Click on the image above to view larger version
The increasing importance of public exhibitions following the foundation of the Royal Academy in 1768 was to have a profound influence on the framing of pictures. Although it was not until the early nineteenth century that wide, rich frames became almost universal, complaints of 'massy gold frames' encumbering the Academy walls were being made as early as 1781, when it was said that 'the carver rather than the artist deservedly claims our attention' (Simon 1996 p.18). Frames continued to get wider and deeper over the next generation for a number of reasons. One was the fashion for a heavier more masculine style of architecture in the Regency period. Another was the introduction of composition, a plaster mixture known as 'compo', as a means of reproducing ornament since it gave framemakers the scope for much more elaborate decoration at reasonable cost.

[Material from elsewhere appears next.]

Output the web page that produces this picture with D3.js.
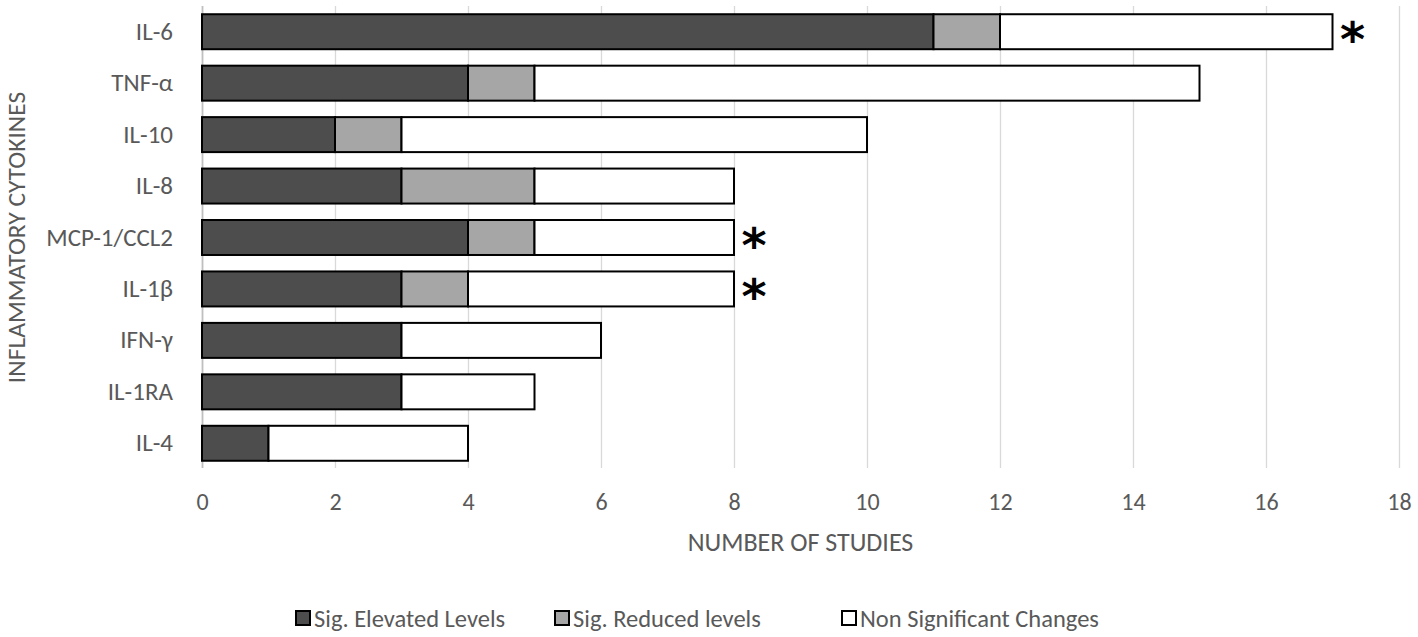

But the primary reason for adopting showier frames at exhibitions seems to have been that they were considered an effective means of selling pictures, or at least of attracting public attention.
Heavy frames were said to encourage buyers, both of the old master paintings flooding into Britain in the years following the French Revolution, and of the modern masters on the walls of the Royal Academy. In 1804 the dealer William Buchanan wrote to his agent in Rome, 'It is wonderful how much better pictures sell by being in handsome, rich, deep frames. I have mentioned before that English purchasers are much led by first impressions, and often buy upon the impulse of advantage as a handsome frame.' And in 1828 the genre painter Thomas Uwins, writing from Italy, made clear his opinion about selling pictures: 'I know the importance of first impressions. I believe frames pay more than pictures.' (Simon 1996 p.19).
It would however be a mistake to regard the need to sell pictures as the sole moving force behind large frames. The activities of collectors in the first half of the nineteenth century suggest that there was a prevailing ethos that wide frames were de rigeur from an aesthetic point of view. In the 1820s, for example, George IV had the frames on the Canalettos in his new gallery at Windsor Castle widened to four-and-a-half inches, by the carver and gilder, Joseph Crouzet, while in the 1840s the Prime Minister Sir Robert Peel, one of the most important collectors and patrons of the period, was prepared to widen the frames on works acquired for his gallery at Drayton Manor (Simon 1996 p.19).